Tuesday, August 28, 2012

C-sections: 1997 vs. 2012

I had my first c-section in 1997.  It was an emergency surgery after 4 days of labor.  Between the laboring, the medications, and the c-section (not to mention how young I was... a whopping 22 at the time), it was an extremely traumatic experience.  The recovery took months and the emotional scars lasted for years.

In early August, 2012, I had my third c-section.  At 37 years old, I was much more quick to be up front about my needs before, during, and after delivery.  Here's my revised advice for anyone dealing with s planned c-section:

1.  Anxiety.  Own it.  Going into this delivery, my anxiety was heightened by the fact that I was still dealing with the loss of Andrew and I was terrified.  So I said so - to anyone who would listen.  Finally, they were willing to give me something for the anxiety and everyone was much happier.
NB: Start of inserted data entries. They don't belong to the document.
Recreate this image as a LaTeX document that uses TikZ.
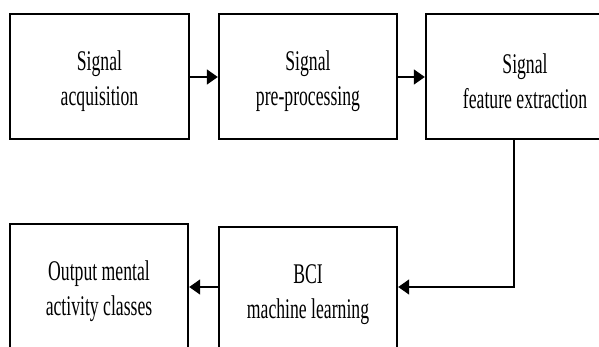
\documentclass[tikz,border=0pt]{standalone}
\usepackage{fontspec}
\newfontfamily\boxfont[FakeStretch=0.62]{Liberation Serif}
\usetikzlibrary{arrows.meta}
\newcommand\topstrut{\rule{0pt}{29pt}}
\begin{document}
\begin{tikzpicture}[x=1pt,y=-1pt,
  blockbox/.style={draw=black, line width=2.4pt, fill=white, minimum height=125pt,
    inner sep=0pt, align=center, font=\boxfont\fontsize{28.5}{35}\selectfont},
  flow/.style={line width=1.6pt, -{Triangle[length=11pt,width=15pt]}}]
\useasboundingbox (0,0) rectangle (599,347);
\clip (0,0) rectangle (599,347);
\node[blockbox, minimum width=179pt] (acq) at (99.5,76.5) {\topstrut Signal\\acquisition};
\node[blockbox, minimum width=178pt] (pre) at (308,76.5) {\topstrut Signal\\pre-processing};
\node[blockbox, minimum width=198pt] (feat) at (525,76.5) {\topstrut Signal\\feature extraction};
\node[blockbox, minimum width=178pt] (out) at (99,286.5) {\topstrut Output mental\\activity classes};
\node[blockbox, minimum width=178pt] (bci) at (308,289.5) {\topstrut BCI\\machine learning};
\draw[flow] (acq.east |- 0,77) -- (pre.west |- 0,77);
\draw[flow] (pre.east |- 0,77) -- (feat.west |- 0,77);
\draw[flow] (feat.south -| 514,0) |- (bci.east |- 0,287);
\draw[flow] (bci.west |- 0,287) -- (out.east |- 0,287);
\end{tikzpicture}
\end{document}
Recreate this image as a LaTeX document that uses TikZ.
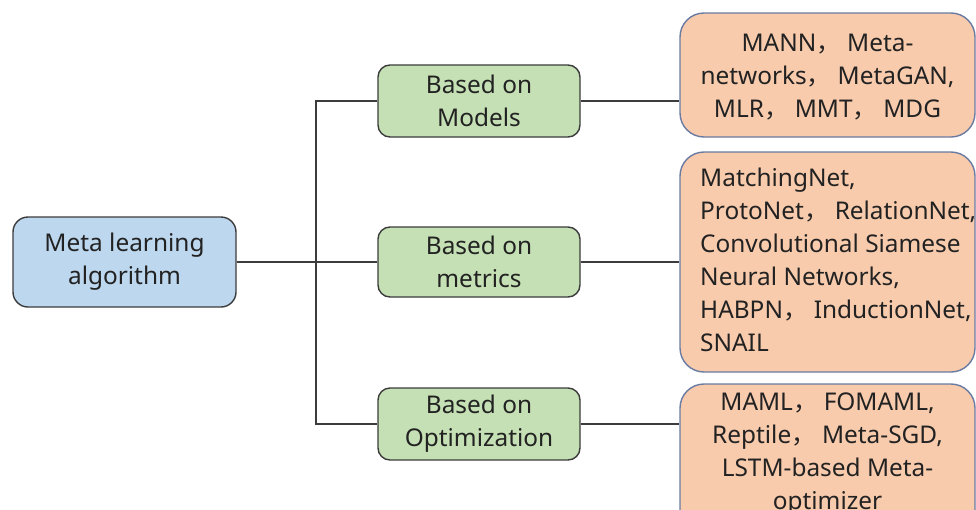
\documentclass[tikz,border=0pt]{standalone}
\usepackage{fontspec}
\setmainfont{Noto Sans}
\newfontfamily\cjk{Noto Sans CJK SC}
\newcommand\fc{{\cjk ，}\ }
\definecolor{bluefill}{HTML}{BDD7EE}
\definecolor{greenfill}{HTML}{C5E0B4}
\definecolor{orangefill}{HTML}{F8CBAD}
\definecolor{darkline}{HTML}{3C3C3C}
\definecolor{slateline}{HTML}{6A7BA2}
\definecolor{txt}{HTML}{222222}
\begin{document}
\begin{tikzpicture}[x=1pt,y=-1pt,
  boxtext/.style={font=\fontsize{24.4}{33}\selectfont, text=txt},
  rootbox/.style={draw=darkline, line width=1.4pt, fill=bluefill, rounded corners=15pt,
    minimum width=223pt, minimum height=90pt, inner sep=0pt, align=center, boxtext},
  greenbox/.style={draw=darkline, line width=1.4pt, fill=greenfill, rounded corners=12pt,
    minimum width=202pt, minimum height=72pt, inner sep=0pt, align=center, boxtext},
  orangebox/.style={draw=slateline, line width=1.4pt, fill=orangefill, rounded corners=24pt,
    minimum width=295pt, inner sep=0pt},
  conn/.style={draw=darkline, line width=1.3pt}
]
\path[use as bounding box] (0,0) rectangle (976,509);
\clip (0,0) rectangle (976,509);

\node[rootbox] (root) at (124.5,262) {Meta learning\\algorithm};
\node[greenbox] (g1) at (479,101) {Based on\\Models};
\node[greenbox, minimum height=70pt] (g2) at (479,262) {Based on\\metrics};
\node[greenbox] (g3) at (479,424) {Based on\\Optimization};

\node[orangebox, minimum height=124pt] (o1) at (827.5,75) {};
\node[boxtext, align=center, inner sep=0pt] (o1t) at (827.5,77)
  {MANN\fc Meta-\\networks\fc MetaGAN,\\MLR\fc MMT\fc MDG};

\node[orangebox, minimum height=220pt] (o2) at (827.5,262) {};
\node[boxtext, align=left, inner sep=0pt, anchor=west] (o2t) at (700,260)
  {MatchingNet,\\ProtoNet\fc RelationNet,\\Convolutional Siamese\\Neural Networks,\\HABPN\fc InductionNet,\\SNAIL};

\node[orangebox, minimum height=160pt] (o3) at (827.5,464) {};
\node[boxtext, align=center, inner sep=0pt, anchor=north] (o3t) at (827.5,393)
  {MAML\fc FOMAML,\\Reptile\fc Meta-SGD,\\LSTM-based Meta-\\optimizer};

\coordinate (trunk) at (316,262);
\draw[conn] (root.east) -- (g2.west);
\draw[conn] (g1.west) -| (trunk) |- (g3.west);
\draw[conn] (g1.east) -- (g1.east -| o1.west);
\draw[conn] (g2.east) -- (g2.east -| o2.west);
\draw[conn] (g3.east) -- (g3.east -| o3.west);
\end{tikzpicture}
\end{document}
2.  Fear.  Address it.  After the epidural, I couldn't feel myself breathe.  This happens to some people.  It's rare, but it happens.  Again, I spoke up.  The doctor put his fingers on my chest and told me to watch them for a minute.  His hand rose and fell with a normal breathing rhythm.  Then he turned the monitor and showed me the oxygen level in my blood.  Apparently I took a deep breath (and that made him chuckle) and stopped worrying.

3.  Pain.  Embrace it.  Here's the amazing thing about c-sections in 2012.  Or third c-sections.  Or (most likely) my doctor.  The pain goes away much faster than it used to.  I have no idea what to attribute this to, but it's been my experience that something magical has happened in the last 15 years and this process - while NOT fun - isn't nearly as bad as my previous experiences.  By 6 days post partum, we took the family to the diner around the corner for breakfast.  Then I took a 2 hour nap, but still!  I felt good enough to want to feel the sunshine on my face.

4.  Move.  I know I said to plan to stay in bed for a good bit immediately after coming home.  That was entirely old school.  Be gentle and careful, but moving is good.

5.  Don't overdo it.  I'm guilty of that.  At 2.5 weeks, I thought I'd do a little yard work.  Not the brightest idea I've ever had.  Even if you feel great, try to remember you're still recovering from major surgery.

6.  And most importantly remember that infancy is fleeting.  Sleepy smiles and newborn sighs grow up all too quickly.  Revel in them, enjoy them, and document everything.